Он все еще пытался справиться с её волнением, от которого у неё дрожали даже коленки, но вместо этого ощущал, что только перенимает его на себя, все сильнее и сильнее. И пусть в их первую ночь ему хотелось быть неторопливым и нежным, растянуть последние мгновения перед тем, как они узнают друг друга, насладиться пониманием, что никто и ничто не помешает им быть вместе до утра и всю жизнь, но вместо этого его пальцы с треском рвали на ней сорочку, оставляя красные следы на коже, остатки ткани летели во все стороны — и было непонятно, чья это одежда, его или её. Элла, у которой тоже не осталось сил ждать, заметив, что из-за ранения в плечо ему трудно одним движением снять с себя рубаху, не стала колебаться и с силой потянула материю на себя, разрывая ее на лоскутья, помогая ему, как когда-то в лесу, когда ей нужно было раздеть его, чтобы перевязать раны. Отбрасывая прочь обрывки ткани, сталкивая ногами с кровати его смятые брюки и все покрывала, которые сейчас были лишними, она не пыталась остановить мужа, впивавшегося в неё с животной жадностью, забывшего об осторожности, о своих и о ее ранах — да ей это было и не нужно. Слишком долго она ждала того, чтобы сорвать этот последний покров, чтобы почувствовать себя живой и свободной, и разрушить эту прекрасную мистерию не могла даже боль, и уж тем более не страх, которого в ней давно не было.
Первое прикосновение их тел было похоже на ожог, на кипучее пламя, которое разлилось по венам вместо крови, расплавляя изнутри до боли, до безумия, до громкого крика, до дикого пульсирующего наслаждения, навсегда запечатавшего их друг для друга.
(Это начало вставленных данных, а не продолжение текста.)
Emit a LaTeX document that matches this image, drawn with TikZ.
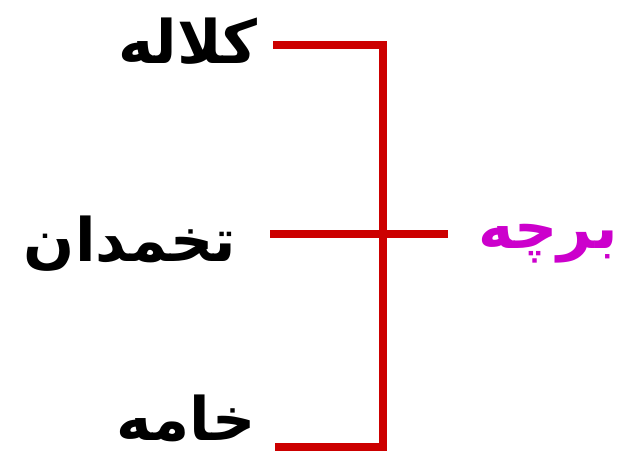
\documentclass[tikz,border=0pt]{standalone}
\usepackage{fontspec}
\newfontfamily\arabicfont[Script=Arabic]{DejaVu Sans}
\TeXXeTstate=1
\definecolor{barred}{RGB}{204,0,0}
\definecolor{lblmag}{RGB}{204,0,204}
\begin{document}
\begin{tikzpicture}[x=1pt,y=1pt,
  lbl/.style={font=\arabicfont\bfseries\fontsize{60}{70}\selectfont, inner sep=0pt, anchor=center},
  bar/.style={draw=barred, line width=7.5pt},
  shadowbar/.style={draw=black!55, line width=7.5pt, opacity=0.45}]
\useasboundingbox (0,0) rectangle (621,454);
\clip (0,0) rectangle (621,454);
% junction coordinates (y = 454 - pixel y)
\coordinate (tl) at (273,409);
\coordinate (tr) at (383,409);
\coordinate (ml) at (270,220);
\coordinate (mr) at (448,220);
\coordinate (bl) at (275,7);
\coordinate (br) at (383,7);
% shadows
\begin{scope}[shift={(3,-3.5)}]
\draw[shadowbar] (tl) -- (tr) -- (br) -- (bl);
\draw[shadowbar] (ml) -- (mr);
\end{scope}
% bars
\draw[bar, line join=miter] (tl) -- (tr) -- (br) -- (bl);
\draw[bar] (ml) -- (mr);
% labels
\node[lbl] (kalale) at (188,413) {\beginR کلاله\endR};
\node[lbl] (tokhmdan) at (130,210) {\beginR تخمدان\endR};
\node[lbl] (khame) at (186,36) {\beginR خامه\endR};
\node[lbl, text=lblmag] (barche) at (548,210) {\beginR برچه\endR};
\end{tikzpicture}
\end{document}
Все звуки, ощущения, кроме тех, которые испытывали они вдвоём, исчезли, их как-будто стёрли на то время, когда они могли видеть лишь друг друга, слышать друг друга и ничего больше — ни опрокинутый прикроватный столик, ни грохот бьющегося стекла и медицинских пузырьков, случайно сбытых рукой Эллы, ни громкий стук, когда караульные, обеспокоенные шумом в комнате монарха, покой которого им полагалось охранять, принялись барабанить в дверь, не решаясь, однако. войти без разрешения. Ни поднявшаяся шумиха в коридорах и в саду, куда выходили распахнутые настежь окна — на ноги по сигналу гвардейцев было поднято все ближайшее окружение короля. Весь мир мог расплавиться и сползти прямиков в ад, это не смогло бы отвлечь друг от друга тех, чья жажда обладания друг другом, наконец, нашла воплощение и сейчас была всей их жизнью, смертью и новым рождением.